I think there may be a fine line between insanity and hope. At first glance, these two concepts seem to be about as far apart as … Well, as two concepts can be. And yet, there’s a little bit of the raving lunatic inside all of us that convinces us to cling to hope. Madly, stubbornly, we grasp at it with clutching fingers, clinging to it by the very tips of our nails and with our last fraying nerve, if need be. After all, isn’t there a popular saying out there that defines insanity as “repeating the same mistakes and expecting different results”? But hope can be like that sometimes, too. We know someone we love will react negatively or say hurtful things when we share something new and exciting in our life — something that causes us such joy that it’s almost painful not to share it. Do we keep our joy a secret, knowing what we do? Or do we share it, anyhow, hoping that this time will be different. This time, we will find the love and support we’re seeking.
Somewhere — in some deep, dark, partially hidden place down inside of us, I suppose — we know it’ll never work. The response will be the same. It always has been, and, on some level, we know it always will be. And yet … And yet, there’s that teeny, tiny speck of hope. Maybe things will be different this time. Maybe this will be the time when she smiles, instead of looking hurt or disappointed. Maybe this will be the time he says he’s proud of you, instead of pointing out all the little ways in which you could have done better. It’s that little speck that keeps us coming back, time after time.
So, when does hope stop being a good thing? Is there a point at which exuberant optimism slides into the depths of raving insanity?
There is a rose bush that grows at the side of my house. I have no idea how old she is, but I presume she’s fairly old, as roses go. She was there when we bought the house. To use the word “bush” to describe her seems a bit ridiculous, as this plant is spindly and unattractive. In her defense, she hasn’t had the easiest time of it. She is planted in the shade of the house, so that she has lived most of her life in shadow, instead of the sun she must crave. No one, before we moved in, ever bothered to care for her. She was never trimmed back; her spent blooms were never deadheaded off during the growing season. No one fed her or removed the bugs and mold from her leaves. Even so, she continued on.
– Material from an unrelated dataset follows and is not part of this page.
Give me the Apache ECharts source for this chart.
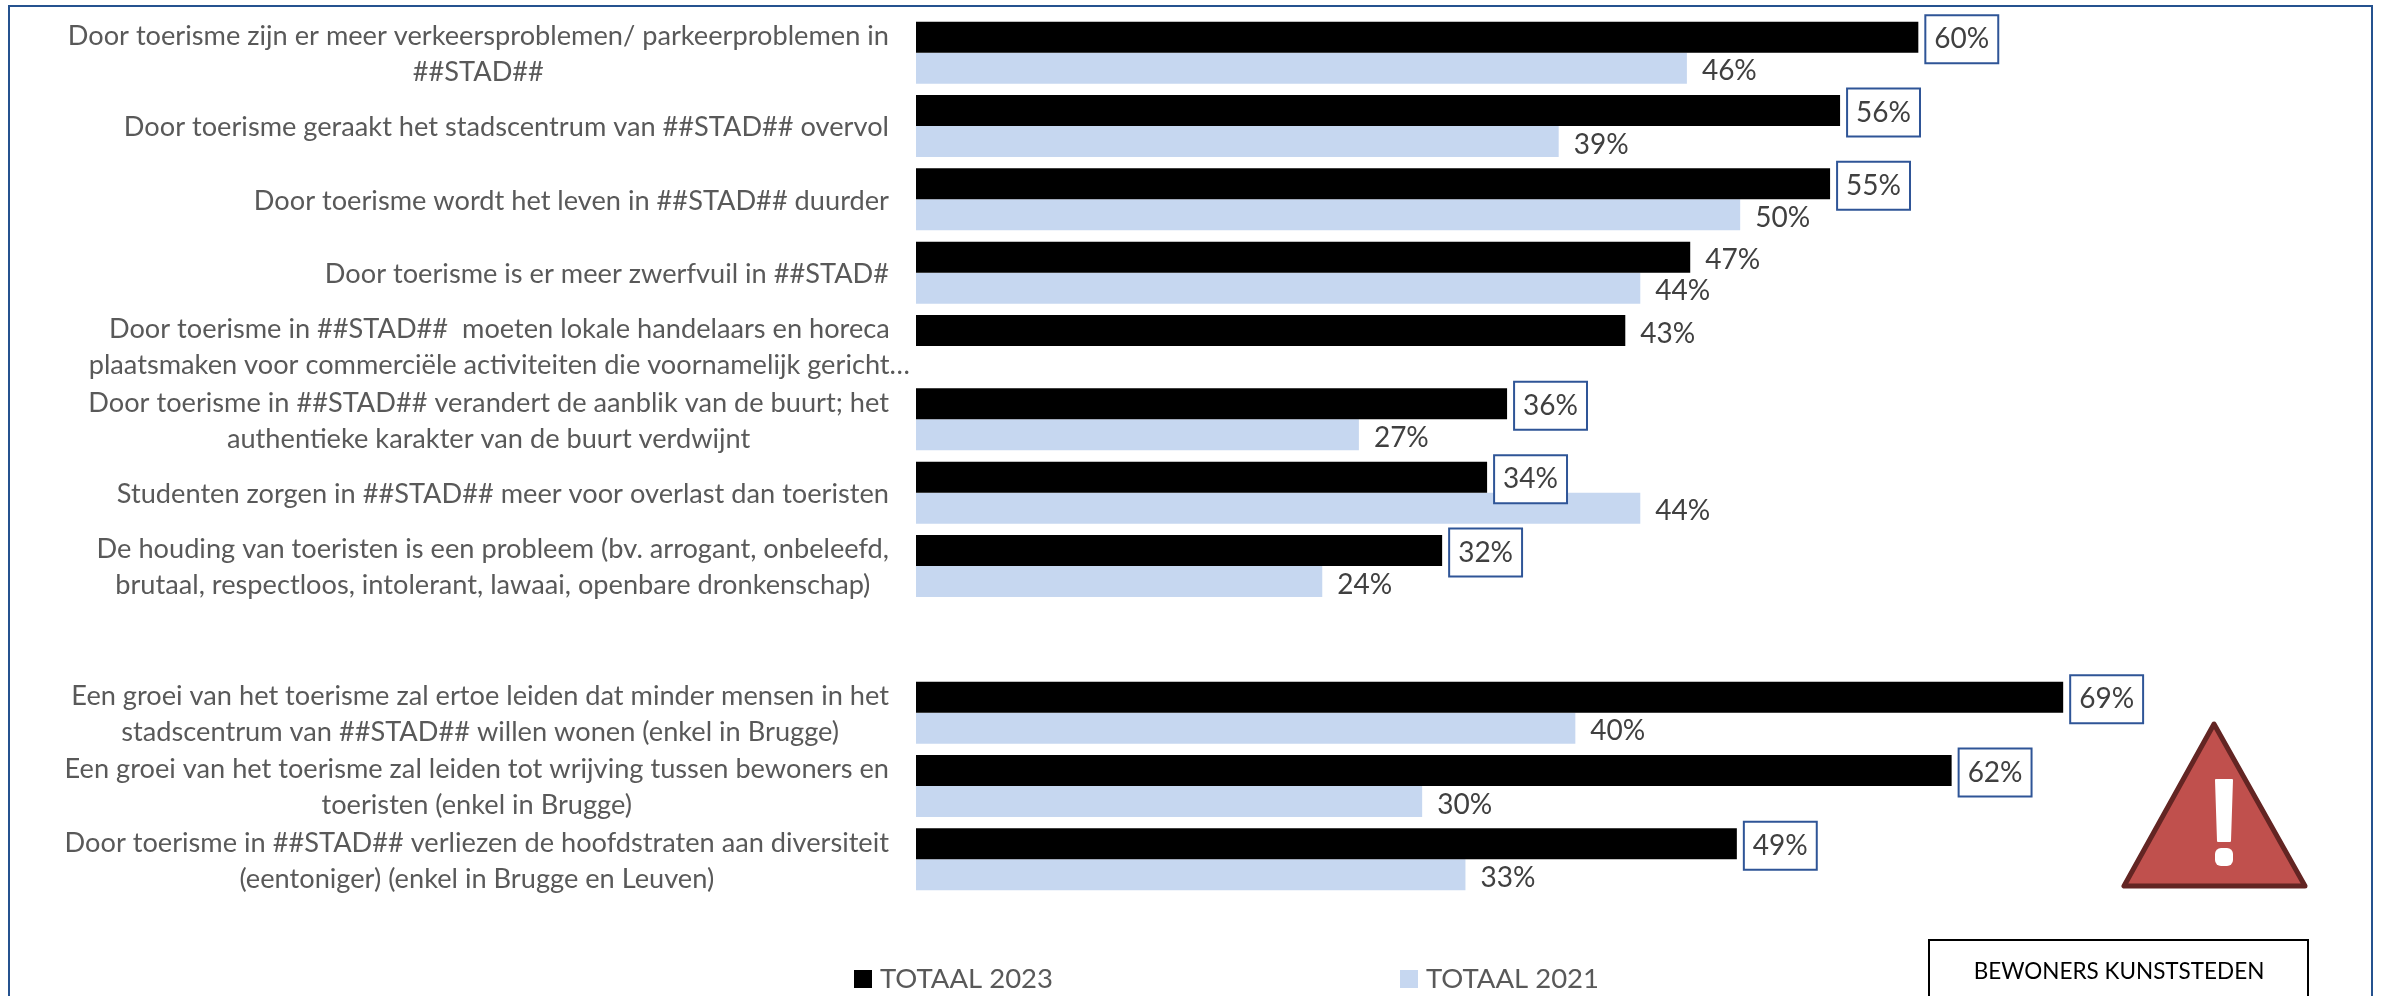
<!DOCTYPE html>
<html><head><meta charset="utf-8">
<style>html,body{margin:0;padding:0;background:#fff}#c{width:2381px;height:996px}</style>
<script src="https://cdn.jsdelivr.net/npm/echarts@6/dist/echarts.min.js"></script>
</head><body><div id="c"></div>
<script>
const categories = [
 "Door toerisme zijn er meer verkeersproblemen/ parkeerproblemen in\n##STAD##",
 "Door toerisme geraakt het stadscentrum van ##STAD## overvol",
 "Door toerisme wordt het leven in ##STAD## duurder",
 "Door toerisme is er meer zwerfvuil in ##STAD#",
 "Door toerisme in ##STAD##  moeten lokale handelaars en horeca\nplaatsmaken voor commerciële activiteiten die voornamelijk gericht…",
 "Door toerisme in ##STAD## verandert de aanblik van de buurt; het\nauthentieke karakter van de buurt verdwijnt",
 "Studenten zorgen in ##STAD## meer voor overlast dan toeristen",
 "De houding van toeristen is een probleem (bv. arrogant, onbeleefd,\nbrutaal, respectloos, intolerant, lawaai, openbare dronkenschap)",
 "",
 "Een groei van het toerisme zal ertoe leiden dat minder mensen in het\nstadscentrum van ##STAD## willen wonen (enkel in Brugge)",
 "Een groei van het toerisme zal leiden tot wrijving tussen bewoners en\ntoeristen (enkel in Brugge)",
 "Door toerisme in ##STAD## verliezen de hoofdstraten aan diversiteit\n(eentoniger) (enkel in Brugge en Leuven)"
];
const totaal2023 = [60.2,55.5,54.9,46.5,42.6,35.5,34.3,31.6,null,68.9,62.2,49.3];
const totaal2021 = [46.3,38.6,49.5,43.5,null,26.6,43.5,24.4,null,39.6,30.4,33.0];
const unboxedRows2023 = [3,4];
const seriesNames = ["TOTAAL 2023","TOTAAL 2021"];
const noteText = "BEWONERS KUNSTSTEDEN";

const FONT = "Lato";
const chart = echarts.init(document.getElementById('c'), null, {renderer:'canvas'});
const pct = p => Math.round(p.value)+'%';
const plain = {show:true, position:'right', distance:15, offset:[0,3], color:'#404040', fontFamily:FONT, fontSize:28, formatter:pct};
const boxed = Object.assign({}, plain, {distance:8, offset:[0,2], backgroundColor:'#fff', borderColor:'#2f5597', borderWidth:2, padding:[10,8,8,8]});
chart.setOption({
  animation:false,
  backgroundColor:'#fff',
  grid:{left:916, top:16, width:1332, height:880, containLabel:false},
  xAxis:{type:'value', min:0, max:80, show:false},
  yAxis:{type:'category', inverse:true, data:categories,
    axisLine:{show:false}, axisTick:{show:false},
    axisLabel:{interval:0, margin:6, align:'right', color:'#595959', fontFamily:FONT, fontSize:27, padding:[3,0,0,0],
      formatter:(v,i)=>{
        const tag = i===4 ? 'w' : 'c';
        return v.split('\n').map(l=>`{${tag}|${l}}`).join('\n');
      },
      rich:{
        c:{align:'center', color:'#595959', fontFamily:FONT, fontSize:27.2, lineHeight:36, padding:[0,21,0,0]},
        w:{align:'center', color:'#595959', fontFamily:FONT, fontSize:27.2, lineHeight:36}
      }}
  },
  legend:{left:854, top:965, padding:0, icon:'rect', itemWidth:18, itemHeight:18, itemGap:347, data:seriesNames,
    textStyle:{color:'#595959', fontFamily:FONT, fontSize:27.5, padding:[0,0,0,3]}},
  series:[
    {name:seriesNames[0], type:'bar', barWidth:31, barGap:'0%', itemStyle:{color:'#000'},
     data:totaal2023.map((v,i)=>({value:v, label: unboxedRows2023.includes(i)?plain:boxed})), z:3},
    {name:seriesNames[1], type:'bar', barWidth:31, barGap:'0%', itemStyle:{color:'#c6d7f0'},
     label:plain, data:totaal2021, z:2}
  ],
  graphic:[
    {type:'rect', silent:true, z:-1, shape:{x:9,y:6,width:2363,height:1100}, style:{fill:'none',stroke:'#25528f',lineWidth:2}},
    {type:'polygon', silent:true, shape:{points:[[2214,724],[2124,886],[2305,886]]}, style:{fill:'#c0504d',stroke:'#632523',lineWidth:5,lineJoin:'round'}},
    {type:'polygon', silent:true, shape:{points:[[2216,780],[2232,780],[2230,841],[2218,841]]}, style:{fill:'#fff',stroke:'#fff',lineWidth:2,lineJoin:'round'}},
    {type:'rect', silent:true, shape:{x:2215,y:848,width:18,height:18,r:6}, style:{fill:'#fff'}},
    {type:'rect', silent:true, shape:{x:1929,y:940,width:379,height:100}, style:{fill:'#fff',stroke:'#000',lineWidth:2}},
    {type:'text', silent:true, x:2119, y:972, style:{text:noteText, font:'22.5px Lato', fill:'#000', textAlign:'center', textVerticalAlign:'middle'}}
  ]
});
</script></body></html>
She didn’t thrive, but she survived. Against all the odds.
When we moved in, I was dismayed to find that little rose bush, mostly buried beneath tall weeds and an overly bushy White Cedar Tree. I thought there was no hope for her, but I cleaned out her bed. I trimmed back the tree. Over the objections of different family members, who felt it was a waste of time and effort, I fertilized her and cleaned off the few pitiful leaves on her branches. I trimmed her back, working carefully because there wasn’t much space for new growth to occur.
That first year, not much happened, except my little rose bush lost all of her leaves. And I thought, for sure, it was a sign. I had been too late. The second year, she managed to regrow a few leaves. And a few new branches appeared. The third year, she produced a flower.
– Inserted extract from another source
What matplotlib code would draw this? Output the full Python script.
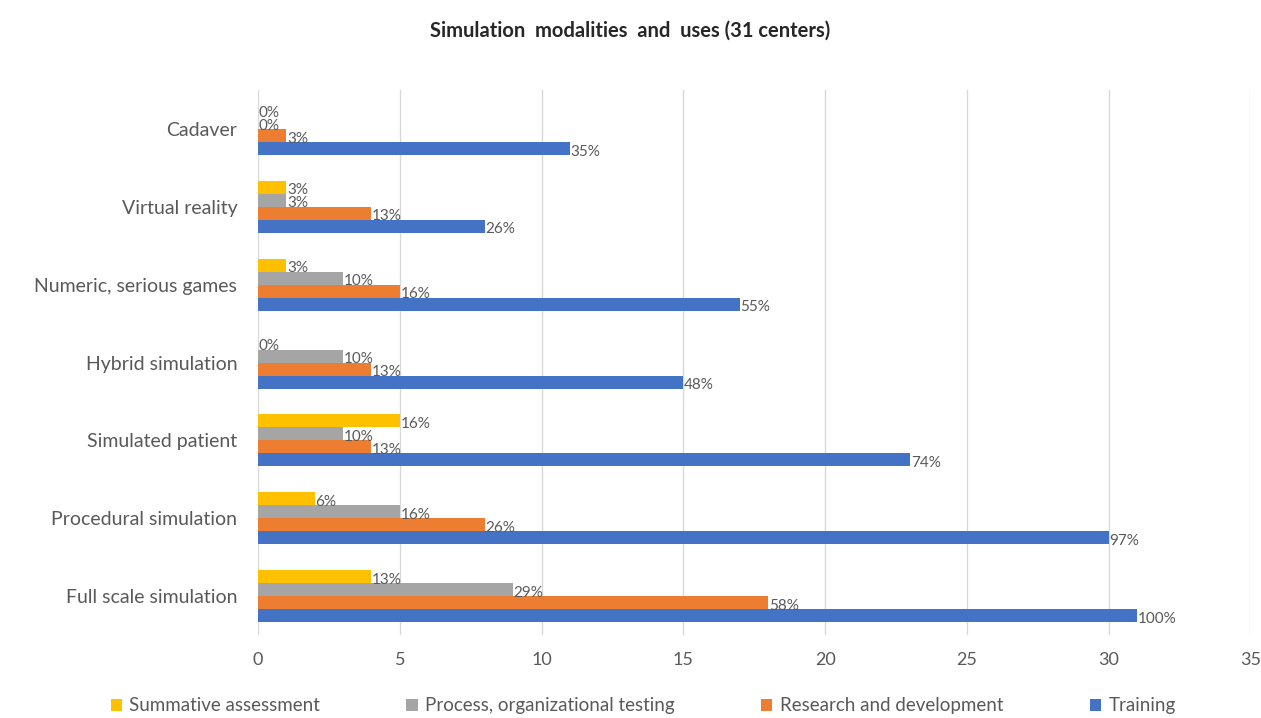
import matplotlib
matplotlib.use('Agg')
import matplotlib.pyplot as plt
import numpy as np

plt.rcParams['font.family'] = ['Lato', 'DejaVu Sans']

n_centers = 31
categories = ['Full scale simulation', 'Procedural simulation', 'Simulated patient',
              'Hybrid simulation', 'Numeric, serious games', 'Virtual reality', 'Cadaver']
training = [31, 30, 23, 15, 17, 8, 11]
research = [18, 8, 4, 4, 5, 4, 1]
process = [9, 5, 3, 3, 3, 1, 0]
summative = [4, 2, 5, 0, 1, 1, 0]

series = [
    ('Training', training, '#4472C4', -1.5),
    ('Research and development', research, '#ED7D31', -0.5),
    ('Process, organizational testing', process, '#A5A5A5', 0.5),
    ('Summative assessment', summative, '#FFC000', 1.5),
]

text_col = '#595959'
fig = plt.figure(figsize=(12.61, 7.18), dpi=100)
ax = fig.add_axes([0.2046, 0.1156, 0.787, 0.759])

y = np.arange(len(categories))
h = 0.167
handles = {}
for name, vals, col, off in series:
    bars = ax.barh(y + off * h, vals, height=h, color=col, label=name, zorder=3)
    handles[name] = bars
    for yy, v in zip(y + off * h, vals):
        ax.text(v + 0.02, yy - 0.04, f'{round(v / n_centers * 100)}%', va='center', ha='left',
                fontsize=11, color=text_col, zorder=4)

ax.set_xlim(0, 35)
ax.set_ylim(-0.5, 6.5)
ax.set_xticks(range(0, 36, 5))
ax.set_yticks(y)
ax.set_yticklabels(categories)
ax.tick_params(axis='both', length=0, labelsize=13, colors=text_col)
ax.tick_params(axis='y', labelsize=14, pad=15)
ax.tick_params(axis='x', pad=12)
ax.grid(axis='x', color='#D9D9D9', linewidth=1, zorder=0)
for s in ax.spines.values():
    s.set_visible(False)

fig.text(0.5, 0.957, 'Simulation  modalities  and  uses (31 centers)', ha='center', va='center',
         fontsize=14.5, fontweight='bold', color='#262626')

order = ['Summative assessment', 'Process, organizational testing', 'Research and development', 'Training']
leg = fig.legend([handles[k] for k in order], order, loc='center', bbox_to_anchor=(0.51, 0.017),
                 ncol=4, frameon=False, fontsize=13.5, handlelength=0.6, handleheight=0.6,
                 columnspacing=4.6, handletextpad=0.4)
for t in leg.get_texts():
    t.set_color(text_col)

fig.savefig('out.png', dpi=100)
I know — one flower doesn’t seem like anything to be excited about. But this bloom … I’m not sure how to describe it. In a word, it was incredible. It was one of the most beautiful, most perfect roses I had ever seen. Pale pink, with layers and layers of delicately frilled petals, and nearly as large as the palm of my hand. It took me by surprise and took my breath away. It was so beautiful that I thought, surely, this was my little rose bush’s last gasp of life. Maybe putting all of her energy into this perfect bloom was her way of saying “thank you”. I thought this even more when the bloom died and, shortly after I trimmed it away, all of my plant’s leaves fell off. But, when the bloom returned the next year, I realized something. This is what hope is: that one delicate, fragile thing that keeps you going … that makes you keep on trying, even if it seems impossible.
To this day, my little rose bush is pretty pathetic. She is the rose equivalent of Charlie Brown’s Christmas tree. She is spindly and lacking in leaves. Really, she resembles nothing more than a jumble of sticks jutting out from the ground at odd angles. Nearly everyone who sees her tells me to give up. They say I should pull that rose bush out, once and for all, so I can finally plant something “pretty”. And, truthfully, I think about it. I think about it every year, even as I trim her back and check her few leaves for aphids and mold. Each time, I wonder if this will be the year I’ll finally do it. Will this be the year I’ll finally give up on her? Will it be the year she finally gives up on me?
But, every Spring, I hold my breath and wait. Sure enough, my little rose bush produces her one beautifully perfect bloom. I smile as I trim it away, trying to thank her with the gentlest of touches, hoping she can feel my joy and love. I take that bloom into my house so that I can cherish it — this perfect, amazing gift of love and hope. And I know: It’s not time to give up. Not just yet.